Rousseau afferma che «l’educazione non è certamente che un’abitudine», sostenendo come vi siano persone in grado di smarrire la propria educazione esattamente come altre si dimostrino in grado di conservarla per sempre. Ora risulta essere alquanto importante ragionare attorno al concetto di “abitudine”. All’interno della trattazione rousseauiana circa l’educazione, infatti, questo termine può assumere due distinti significati. Non è un errore sostenere che Rousseau sia “nemico” delle abitudini, a tal punto da affermare che il bambino dovrebbe «non contrarne nessuna», anche perché l’attrazione suscitata da un’abitudine fa leva, solo e soltanto, sulla pigrizia del ragazzo. Da questo punto di vista, la valutazione negativa che il filosofo indirizza nei riguardi delle abitudini viene giustificata dal fatto che di esse Rousseau critica la capacità di “meccanizzare” il comportamento, privando lo stesso di “elasticità” in seno all’apprendimento e all’acculturazione. Fatto sta, comunque, che lo stesso illuminista parla molto spesso di abitudine – e non solo in senso dannoso – all’interno dell’Emilio: in senso lato, infatti, l’abitudine è anche tutto ciò che si impara come “distinto” da ciò che è connaturato. Ad ogni modo, l’abitudine “negativamente intesa” altera la natura – colta nel senso di legge naturale -: «Prima di questa alterazione, esse sono ciò che io chiamo in noi la natura.» In sintesi: Rousseau sostiene che le tre fondamentali «disposizioni primitive» tramite le quali, durante il corso della vita, ciascun individuo si pone nei riguardi delle oggettualità – in ordine (cronologico): “senso” (inteso come l’istinto primitivo con il quale ci avviciniamo ad una determinata cosa), “utilità” (fase nella quale entra in gioco il calcolo dei vantaggi nel disporre o meno di un particolare oggetto) e “ragione” (grazie alla quale si originano forme di valutazione più complesse, anche di natura morale) -, possano venire mistificate dal possesso di determinate abitudini, in quanto «costrette dalle nostre abitudini, esse vengono più o meno alterate dalle nostre opinioni». Rousseau indica anche delle precise fasce temporali in riferimento a suddette “disposizioni”. Per la precisione:
- il senso predomina come facoltà intellettiva fino al compimento del dodicesimo anno;
- l’utilità veicola il modo di porsi nei riguardi delle oggettualità, nell’intervallo che va dal dodicesimo anno fino al quindicesimo;
- la ragione, infine, si afferma solo successivamente.

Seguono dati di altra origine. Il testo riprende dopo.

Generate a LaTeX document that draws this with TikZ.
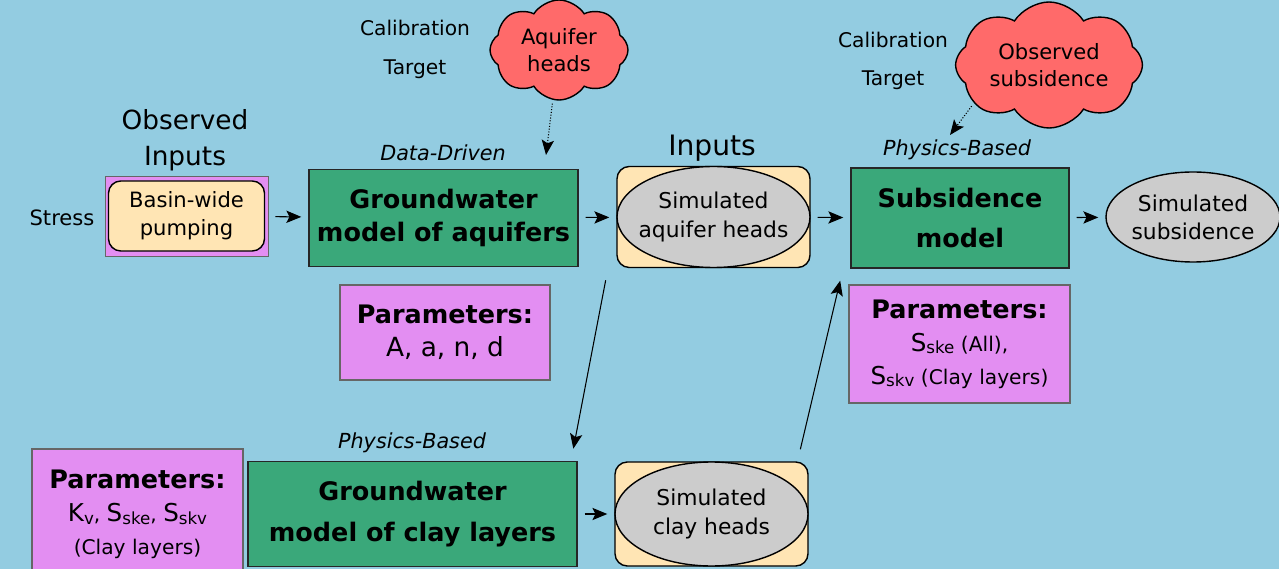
\documentclass[tikz,border=0pt]{standalone}
\usepackage{fontspec}
\setmainfont{DejaVu Sans}
\usetikzlibrary{shapes.geometric,shapes.symbols,arrows.meta}

\definecolor{skyblue}{RGB}{147,204,225}
\definecolor{modelgreen}{RGB}{58,168,122}
\definecolor{parpurple}{RGB}{227,142,242}
\definecolor{inputcream}{RGB}{255,229,180}
\definecolor{simgray}{RGB}{204,204,204}
\definecolor{targetred}{RGB}{255,106,106}

\newcommand{\lowtxt}[1]{\raisebox{-0.25ex}{\fontsize{9.5}{9.5}\selectfont #1}}
\newcommand{\symb}[2]{{\fontsize{14}{14}\selectfont #1}\lowtxt{#2}}
\newcommand{\parhead}{{\bfseries\fontsize{14.5}{19}\selectfont Parameters:}}

\tikzset{
    model/.style={
        draw=black!85,
        fill=modelgreen,
        thick,
        align=center,
        font=\bfseries\fontsize{14.5}{19}\selectfont
    },
    param/.style={
        draw=black!60,
        fill=parpurple,
        semithick,
        align=center,
        font=\fontsize{11.5}{18.7}\selectfont
    },
    inbox/.style={
        draw=black,
        fill=inputcream,
        thick,
        rounded corners=7pt
    },
    sim/.style={
        draw=black,
        fill=simgray,
        thick,
        ellipse,
        inner xsep=-6pt,
        inner ysep=0pt,
        align=center,
        font=\fontsize{12.4}{16}\selectfont
    },
    obs/.style={
        cloud,
        cloud puffs=8,
        cloud puff arc=115,
        cloud ignores aspect,
        draw=black,
        fill=targetred,
        thick,
        align=center,
        font=\fontsize{12}{15}\selectfont
    },
    note/.style={
        align=center,
        font=\fontsize{11.5}{22}\selectfont
    },
    approach/.style={
        font=\itshape\fontsize{11.8}{13}\selectfont
    },
    flow/.style={
        ->,
        semithick,
        shorten <=4pt,
        shorten >=4pt
    },
    calib/.style={
        ->,
        densely dotted,
        semithick
    }
}

\begin{document}
\begin{tikzpicture}[>={Stealth[length=8.5pt,width=7pt,inset=1.8pt]}]

    \fill[skyblue] (0,0) rectangle (25.58,-11.38);
    \useasboundingbox (0,0) rectangle (25.58,-11.38);

    % observed inputs
    \path
        node[align=center, font=\fontsize{15}{20.5}\selectfont] at (3.70,-2.80) (obsin) {Observed\\Inputs}
        node[note, font=\fontsize{12}{14}\selectfont] at (1.24,-4.36) (stress) {Stress}
        node[draw=black!60, fill=parpurple, minimum width=3.26cm, minimum height=1.60cm] at (3.73,-4.32) (pumpframe) {}
        node[inbox, minimum width=3.12cm, minimum height=1.40cm, align=center,
             font=\fontsize{12}{16}\selectfont] at (3.73,-4.32) (pump) {Basin-wide\\pumping};

    % top row: models and simulated quantities
    \path
        node[model, minimum width=5.38cm, minimum height=1.94cm] at (8.87,-4.36) (gwa) {Groundwater\\model of aquifers}
        node[approach] at (8.86,-3.06) (dd) {Data-Driven}
        node[param, minimum width=4.20cm, minimum height=1.90cm,
             font=\fontsize{15}{19}\selectfont] at (8.90,-6.65) (para) {\parhead\\A, a, n, d}
        node[align=center, font=\fontsize{16}{20}\selectfont] at (14.24,-2.96) (inp) {Inputs}
        node[inbox, minimum width=3.86cm, minimum height=2.02cm] at (14.27,-4.34) (aqhbox) {}
        node[sim, minimum width=3.86cm, minimum height=2.02cm] at (14.27,-4.34) (aqh) {Simulated\\aquifer heads}
        node[model, minimum width=4.36cm, minimum height=2.00cm] at (19.20,-4.36) (sub) {Subsidence\\[4pt]model}
        node[approach] at (19.14,-3.00) (pbtop) {Physics-Based}
        node[param, minimum width=4.42cm, minimum height=2.36cm] at (19.19,-6.88) (pars)
            {\parhead\\\symb{S}{ske} (All),\\\symb{S}{skv} (Clay layers)}
        node[sim, minimum width=3.48cm, minimum height=1.80cm] at (23.86,-4.34) (simsub) {Simulated\\subsidence};

    % calibration targets
    \path
        node[note] at (8.30,-0.99) (cal1) {Calibration\\Target}
        node[obs, minimum width=2.76cm, minimum height=2.00cm] at (11.18,-1.00) (aqc) {Aquifer\\heads}
        node[note] at (17.86,-1.22) (cal2) {Calibration\\Target}
        node[obs, minimum width=3.48cm, minimum height=2.52cm] at (20.98,-1.30) (osc) {Observed\\subsidence};
    \coordinate (aqt) at (10.92,-3.10);
    \coordinate (ost) at (19.00,-2.70);

    % bottom row: clay layers
    \path
        node[param, minimum width=4.22cm, minimum height=2.62cm] at (2.75,-10.29) (parc)
            {\parhead\\\symb{K}{v}, \symb{S}{ske}, \symb{S}{skv}\\(Clay layers)}
        node[model, minimum width=6.58cm, minimum height=2.10cm] at (8.25,-10.28) (gwc) {Groundwater\\[4pt]model of clay layers}
        node[approach] at (8.24,-8.86) (pbbot) {Physics-Based}
        node[inbox, minimum width=3.86cm, minimum height=2.08cm] at (14.23,-10.28) (clhbox) {}
        node[sim, minimum width=3.86cm, minimum height=2.08cm] at (14.23,-10.28) (clh) {Simulated\\clay heads};

    % main flow
    \path[flow]
        (pumpframe) edge (gwa)
        (gwa)       edge (aqhbox)
        (aqhbox)    edge (sub)
        (sub)       edge (simsub)
        (gwc)       edge (clhbox);

    % heads passed down to the clay model and back up to subsidence
    \path[flow, shorten <=7pt, shorten >=7pt]
        ([xshift=-2.11cm]aqhbox.south) edge ([xshift=3.17cm]gwc.north)
        ([xshift=1.72cm]clhbox.north)  edge ([xshift=-2.34cm]sub.south);

    % calibration
    \path[calib]
        (aqc)     edge[shorten <=2pt] (aqt)
        (osc.207) edge[shorten <=2pt] (ost);
\end{tikzpicture}
\end{document}
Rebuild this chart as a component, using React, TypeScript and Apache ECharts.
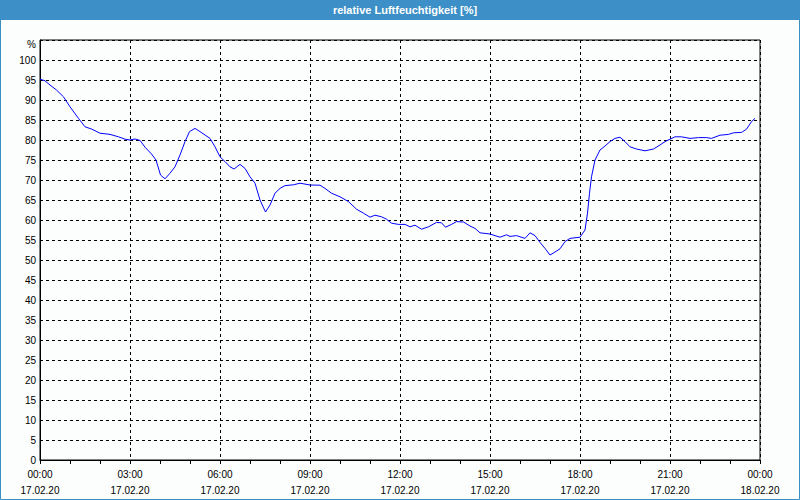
import React, { useEffect, useRef } from "react";
import * as echarts from "echarts";

// time in minutes after 17.02.20 00:00
const minutes = [
  0, 10, 20, 33, 47, 60, 77, 90, 103, 120, 140, 157, 170, 180, 190, 200, 210, 223, 232, 241,
  250, 260, 270, 280, 290, 299, 310, 320, 330, 340, 350, 360, 370, 380, 388, 400, 410, 420, 430, 440,
  451, 460, 470, 480, 490, 507, 520, 540, 560, 570, 583, 600, 617, 633, 647, 660, 670, 683, 693, 703,
  717, 730, 740, 750, 763, 777, 793, 803, 811, 823, 833, 847, 860, 870, 880, 900, 920, 933, 940, 953,
  970, 980, 990, 1000, 1010, 1020, 1030, 1040, 1050, 1060, 1080, 1090, 1095, 1099, 1103, 1110, 1120, 1130, 1140, 1150,
  1160, 1170, 1180, 1193, 1210, 1227, 1240, 1250, 1260, 1270, 1283, 1300, 1317, 1333, 1343, 1360, 1377, 1387, 1403, 1413,
  1423, 1430,
];

const humidity = [
  95.2, 94.8, 93.75, 92.5, 90.8, 88.3, 85.4, 83.3, 82.75, 81.7, 81.4, 80.8, 80.2, 80.0, 80.25, 79.9, 78.2, 76.5, 75.0, 71.25,
  70.3, 71.7, 73.3, 76.25, 79.6, 82.1, 82.9, 82.1, 81.25, 80.4, 78.3, 75.8, 74.6, 73.3, 72.75, 73.9, 72.9, 70.8, 69.2, 65.0,
  62.0, 63.75, 66.7, 67.9, 68.6, 68.8, 69.2, 68.75, 68.7, 67.9, 66.7, 65.8, 64.6, 62.7, 61.7, 60.7, 61.2, 60.8, 60.2, 59.2,
  58.9, 58.9, 58.3, 58.7, 57.7, 58.3, 59.4, 59.3, 58.2, 58.9, 59.6, 59.5, 58.5, 57.9, 56.8, 56.5, 55.7, 56.3, 55.9, 56.1,
  55.4, 56.8, 56.1, 54.4, 52.9, 51.25, 52.0, 52.8, 54.6, 55.4, 55.7, 57.5, 61.7, 66.7, 70.8, 75.0, 77.5, 78.5, 79.6, 80.4,
  80.7, 79.6, 78.3, 77.75, 77.3, 77.75, 78.75, 79.6, 80.2, 80.8, 80.8, 80.4, 80.6, 80.6, 80.4, 81.2, 81.4, 81.8, 81.9, 82.7,
  84.6, 85.4,
];

const titleText = "relative Luftfeuchtigkeit [%]";
const yUnitLabel = "%";

export default function App() {
  const ref = useRef<HTMLDivElement>(null);

  useEffect(() => {
    document.body.style.margin = "0";
    if (!ref.current) return;
    const chart = echarts.init(ref.current, null, { renderer: "svg" });
    const font = '"Liberation Sans", Arial, sans-serif';
    const data = minutes.map((m, i) => [m, humidity[i]]);
    const pad = (n: number) => (n < 10 ? "0" + n : "" + n);

    chart.setOption({
      animation: false,
      backgroundColor: "#fbfefd",
      grid: {
        left: 40,
        right: 40,
        top: 40,
        bottom: 40,
        show: true,
        borderColor: "#000",
        borderWidth: 1,
        backgroundColor: "transparent",
      },
      graphic: [
        {
          type: "rect",
          silent: true,
          shape: { x: 0, y: 0, width: 800, height: 20 },
          style: { fill: "#3d90c7" },
        },
        {
          type: "rect",
          silent: true,
          shape: { x: 0.5, y: 0.5, width: 799, height: 499 },
          style: { fill: "none", stroke: "#3d90c7", lineWidth: 1 },
        },
        {
          type: "text",
          silent: true,
          x: 405,
          y: 10,
          style: {
            text: titleText,
            fill: "#ffffff",
            fontSize: 11,
            fontWeight: "bold",
            fontFamily: font,
            align: "center",
            verticalAlign: "middle",
          },
        },
      ],
      xAxis: {
        type: "value",
        min: 0,
        max: 1440,
        interval: 180,
        axisLine: { show: true, lineStyle: { color: "#000", width: 1 } },
        axisTick: { show: true, length: 4, inside: false, lineStyle: { color: "#000" } },
        minorTick: { show: true, splitNumber: 3, length: 4, lineStyle: { color: "#000" } },
        splitLine: { show: true, lineStyle: { color: "#000", type: [3, 3], width: 1 } },
        axisLabel: {
          color: "#000",
          fontSize: 10,
          fontFamily: font,
          lineHeight: 16,
          margin: 6,
          formatter: (v: number) => {
            const h = Math.floor(v / 60) % 24;
            const m = Math.round(v % 60);
            const date = v >= 1440 ? "18.02.20" : "17.02.20";
            return pad(h) + ":" + pad(m) + "\n" + date;
          },
        },
      },
      yAxis: {
        type: "value",
        min: 0,
        max: 105,
        interval: 5,
        axisLine: { show: true, lineStyle: { color: "#000", width: 1 } },
        axisTick: { show: false },
        splitLine: { show: true, lineStyle: { color: "#000", type: [3, 3], width: 1 } },
        axisLabel: {
          color: "#000",
          fontSize: 10,
          fontFamily: font,
          margin: 4,
          formatter: (v: number) => (v >= 105 ? "{u|" + yUnitLabel + "}" : String(v)),
          rich: {
            u: { color: "#000", fontSize: 10, fontFamily: font, padding: [8, 0, 0, 0] },
          },
        },
      },
      series: [
        {
          type: "line",
          data,
          showSymbol: false,
          symbol: "none",
          smooth: false,
          lineStyle: { color: "#0000ff", width: 1 },
          z: 5,
        },
      ],
    });

    return () => chart.dispose();
  }, []);

  return (
    <div
      ref={ref}
      style={{ position: "absolute", left: 0, top: 0, width: 800, height: 500 }}
    />
  );
}
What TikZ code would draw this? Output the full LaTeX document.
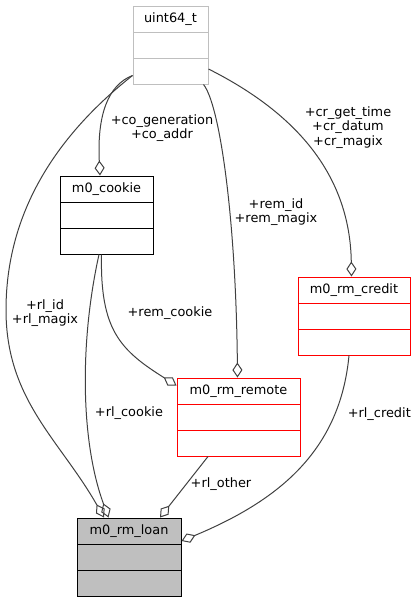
\documentclass[tikz,border=0pt]{standalone}
\usepackage{fontspec}
\setmainfont{DejaVu Sans}
\usetikzlibrary{shapes.multipart,arrows.meta,calc}
\definecolor{edgegray}{HTML}{404040}
\definecolor{boxgray}{HTML}{BFBFBF}
\definecolor{boxred}{HTML}{FF0000}
\newcommand{\rowstrut}{\rule[-9.3pt]{0pt}{25pt}}
\tikzstyle{classbox} = [rectangle split,
rectangle split parts=3,
draw=black, line width=1pt,
inner xsep=0pt, inner ysep=0pt,
anchor=north west,
font=\fontsize{12.9}{14.3}\selectfont]
\tikzstyle{usage} = [-{Diamond[open,length=15pt,width=10pt]}, draw=edgegray, line width=1pt]
\tikzstyle{role} = [align=center, inner sep=0pt, font=\fontsize{12.9}{14.3}\selectfont]

\begin{document}
\begin{tikzpicture}[
  x=1pt, y=-1pt, % pixel grid, y going down
]
  \useasboundingbox (0,0) rectangle (418,600);

  \node[classbox, draw=boxgray, minimum width=75pt] (uint64) at (132.5,5.5)
    {uint64\_t\rowstrut\nodepart{two}\rowstrut\nodepart{three}\rowstrut};
  \node[classbox, minimum width=93pt] (cookie) at (59.5,175.5)
    {m0\_cookie\rowstrut\nodepart{two}\rowstrut\nodepart{three}\rowstrut};
  \node[classbox, draw=boxred, minimum width=112pt] (credit) at (297.5,276.5)
    {m0\_rm\_credit\rowstrut\nodepart{two}\rowstrut\nodepart{three}\rowstrut};
  \node[classbox, draw=boxred, minimum width=123pt] (remote) at (176.5,377.5)
    {m0\_rm\_remote\rowstrut\nodepart{two}\rowstrut\nodepart{three}\rowstrut};
  \node[classbox, fill=boxgray, minimum width=104pt] (loan) at (76.5,517.5)
    {m0\_rm\_loan\rowstrut\nodepart{two}\rowstrut\nodepart{three}\rowstrut};

  % members of type uint64_t
  \draw[usage] ($(uint64.south west)+(0,-9)$) .. controls (108,85) and (97,115) .. ($(cookie.north)+(-6.5,0)$);
  \draw[usage] ($(uint64.south west)+(0,-9)$) .. controls (70,125) and (6,200) .. (6,310)
    .. controls (6,400) and (60,440) .. ($(loan.north)+(-25,0)$);
  \draw[usage] ($(uint64.south east)+(-5,0)$) .. controls (220,105) and (236,220) .. ($(remote.north)+(-1,0)$);
  \draw[usage] ($(uint64.south east)+(0,-15.5)$) .. controls (290,110) and (350,170) .. ($(credit.north)+(-2.5,0)$);

  % the other members
  \draw[usage] ($(cookie.south)+(-5,0)$) .. controls (100,330) and (120,350) .. ($(remote.north west)+(0,8)$);
  \draw[usage] ($(cookie.south)+(-7.5,0)$) .. controls (80,340) and (80,440) .. ($(loan.north)+(-20.5,0)$);
  \draw[usage] ($(remote.south)+(-30.5,0)$) -- ($(loan.north)+(31,0)$);
  \draw[usage] ($(credit.south)+(-5,0)$) .. controls (340,450) and (280,500) .. ($(loan.north east)+(0,23.5)$);

  \node[role] (co)      at (162,128)   {+co\_generation\\+co\_addr};
  \node[role] (cr)      at (348,127.6) {+cr\_get\_time\\+cr\_datum\\+cr\_magix};
  \node[role] (rem)     at (276,212)   {+rem\_id\\+rem\_magix};
  \node[role] (rlid)    at (45,313)    {+rl\_id\\+rl\_magix};
  \node[role] (remck)   at (170,313.3) {+rem\_cookie};
  \node[role] (rlck)    at (129,413)   {+rl\_cookie};
  \node[role] (rlother) at (221,484)   {+rl\_other};
  \node[role] (rlcr)    at (379.3,414.3) {+rl\_credit};
\end{tikzpicture}
\end{document}
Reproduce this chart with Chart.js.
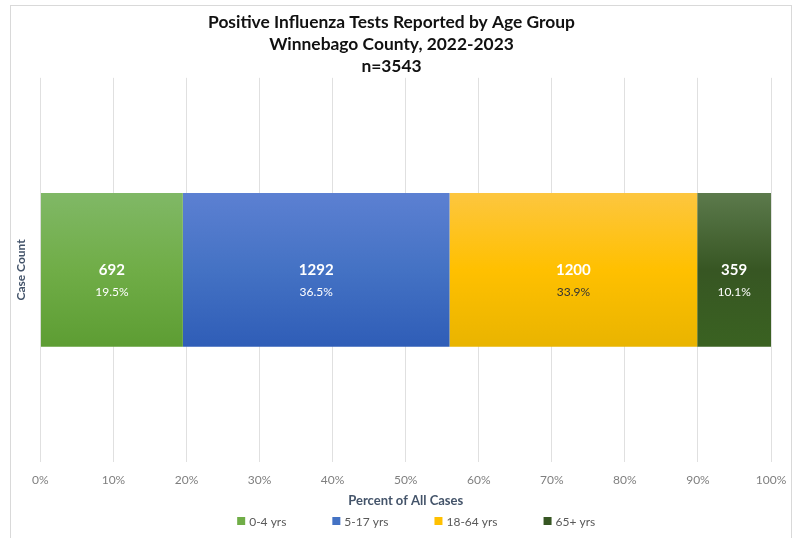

Spiegato il problema relativo alla presenza delle abitudini, un altro punto rilevante, che viene quasi subito affrontato all’interno dell’Emilio – e che, come vedremo, caratterizzerà la tipologia di pedagogia teorizzata al suo interno -, verte sulla distinzione tra «educazione pubblica e comune» e «educazione particolare e domestica». Appellandoci alle parole di Rousseau, «l’istituzione pubblica non esiste più, e non può più esistere, perché dove non c’è patria, non si possono più avere cittadini». La pedagogia formulata da Rousseau è, dunque, individuale (non collettiva) e domestica (non pubblica) – «Non considero come pubbliche istituzioni educative quegli stabilimenti ridicoli chiamati collegi.» -; per definirne l’iter ed il vantaggio – il vantaggio cioè di “educare fuori dalla società un individuo che della società stessa farà poi il bene” -, è opportuno conoscere prima l’uomo naturale dato che «bisognerebbe aver osservate le sue inclinazioni, visti i suoi progressi, seguito il suo cammino».